One Pot Wonder Enchilada Bowl

  • 40 mins
  • 21 ingredients


  • Olive Oil 2 Tbsp
  • Yellow Onion, Diced 1
  • Uncooked Diced Chicken 1-3/4 Cups
  • Salt 1/2 tsp
  • Black Pepper 1/2 tsp
  • Uncooked Long-grain Rice 1 Cup
  • Chicken Broth 2 Cups
  • Diced Tomatoes and Chiles 14.5 oz
  • Enchilada Sauce 10 oz
  • Corn 1 Cup
  • Chili Powder 2 tsp
  • Cumin 1 tsp
  • Black Beans, drained and rinsed 15 oz
  • Cheddar Cheese, Shredded 1/2 Cup
  • Jack Cheese, Shredded 1/2 Cup
  • --- Serve with ---
  • Lettuce
  • Diced Tomatoes
  • Diced Green Onions
  • Diced Black Olives
  • Sour Cream


  1. Add the oil to a large skillet or pot and place over medium-high heat for 1 minute.
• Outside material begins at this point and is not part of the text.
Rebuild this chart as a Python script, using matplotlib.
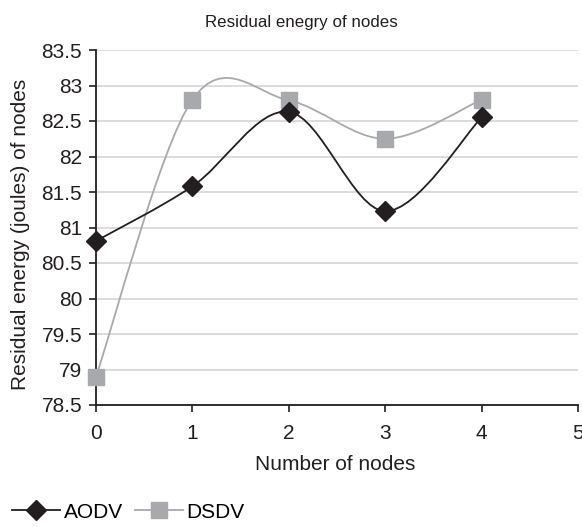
import matplotlib
matplotlib.use("Agg")
import matplotlib.pyplot as plt
import numpy as np
from matplotlib.path import Path
from matplotlib.patches import PathPatch
from matplotlib.lines import Line2D

plt.rcParams['font.family'] = ['Liberation Sans', 'DejaVu Sans']

x_nodes = [0, 1, 2, 3, 4]
aodv = [80.81, 81.58, 82.63, 81.23, 82.55]
dsdv = [78.90, 82.80, 82.79, 82.25, 82.80]
series_names = ['AODV', 'DSDV']
title = 'Residual enegry of nodes'
xlabel = 'Number of nodes'
ylabel = 'Residual energy (joules) of nodes'
xticks = [0, 1, 2, 3, 4, 5]
yticks = [78.5, 79, 79.5, 80, 80.5, 81, 81.5, 82, 82.5, 83, 83.5]


def smooth_path(xs, ys):
    pts = np.column_stack([xs, ys]).astype(float)
    n = len(pts)
    verts = [pts[0]]
    codes = [Path.MOVETO]
    for i in range(n - 1):
        p0 = pts[i - 1] if i > 0 else pts[i]
        p1 = pts[i]
        p2 = pts[i + 1]
        p3 = pts[i + 2] if i + 2 < n else pts[i + 1]
        c1 = p1 + (p2 - p0) / 6.0
        c2 = p2 - (p3 - p1) / 6.0
        verts += [c1, c2, p2]
        codes += [Path.CURVE4] * 3
    return Path(verts, codes)


W, H = 582, 527
fig = plt.figure(figsize=(W / 100, H / 100), dpi=100)
ax = fig.add_axes([96 / W, 1 - 405 / H, (578 - 96) / W, (405 - 50) / H])

colors = {'AODV': '#231f20', 'DSDV': '#a7a9ac'}
ax.add_patch(PathPatch(smooth_path(x_nodes, dsdv), fill=False, edgecolor=colors['DSDV'], lw=1.3, zorder=3, clip_on=False))
ax.add_patch(PathPatch(smooth_path(x_nodes, aodv), fill=False, edgecolor=colors['AODV'], lw=1.3, zorder=4, clip_on=False))
ax.plot(x_nodes, dsdv, linestyle='none', marker='s', ms=11.5, color=colors['DSDV'], zorder=5, clip_on=False)
ax.plot(x_nodes, aodv, linestyle='none', marker='D', ms=10.5, color=colors['AODV'], zorder=6, clip_on=False)

ax.set_xlim(0, 5)
ax.set_ylim(78.5, 83.5)
ax.set_xticks(xticks)
ax.set_yticks(yticks)
ax.set_yticklabels([f'{v:g}' for v in yticks])
ax.tick_params(axis='both', labelsize=15, direction='out', length=5, width=1.2, colors='#231f20')
ax.tick_params(axis='x', pad=9)
ax.tick_params(axis='y', pad=5)
ax.grid(axis='y', color='#d9d9d9', lw=1.3)
ax.set_axisbelow(True)
for s in ['top', 'right']:
    ax.spines[s].set_visible(False)
for s in ['left', 'bottom']:
    ax.spines[s].set_color('#231f20')
    ax.spines[s].set_linewidth(1.3)

fig.text(301.5 / W, 1 - 22 / H, title, fontsize=12.2, color='#231f20', ha='center', va='center')
ax.set_xlabel(xlabel, fontsize=15, color='#231f20')
ax.set_ylabel(ylabel, fontsize=15, color='#231f20')
ax.xaxis.set_label_coords(0.497, -0.141)
ax.yaxis.set_label_coords(-0.137, 0.48)

handles = [
    Line2D([], [], color=colors['AODV'], marker='D', ms=10.5, lw=1.3),
    Line2D([], [], color=colors['DSDV'], marker='s', ms=11.5, lw=1.3),
]
fig.legend(handles, series_names, loc='center left', bbox_to_anchor=(12 / W, 1 - 512 / H), ncol=2,
           frameon=False, fontsize=15, handlelength=2.3, columnspacing=0.55, handletextpad=0.2,
           borderaxespad=0.0, borderpad=0.0)

fig.savefig('out.png', dpi=100)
Add the onion, chicken, salt, and pepper. Cook for about 5 minutes, until the onion softens and chicken is no longer pink, stirring occasionally.
  2. Add the rice to the pot and stir. Cook for 3-4 minutes, stirring occasionally. Some of the chicken and rice should be golden brown.
  3. Add the chicken broth, Rotel, enchilada sauce, frozen corn, chili powder, and cumin. Stir, and bring the liquid to a boil.
  4. Reduce to a simmer and cover the skillet/pot. Cook covered, stirring occasionally. Let it cook until the rice has absorbed all of the liquid (about 20 minutes for white rice, brown rice will take longer).
  5. Remove from the heat. Add the black beans and stir to combine. Top with cheese. Cover and let it rest for 5 minutes.
  6. Serve warm with optional toppings.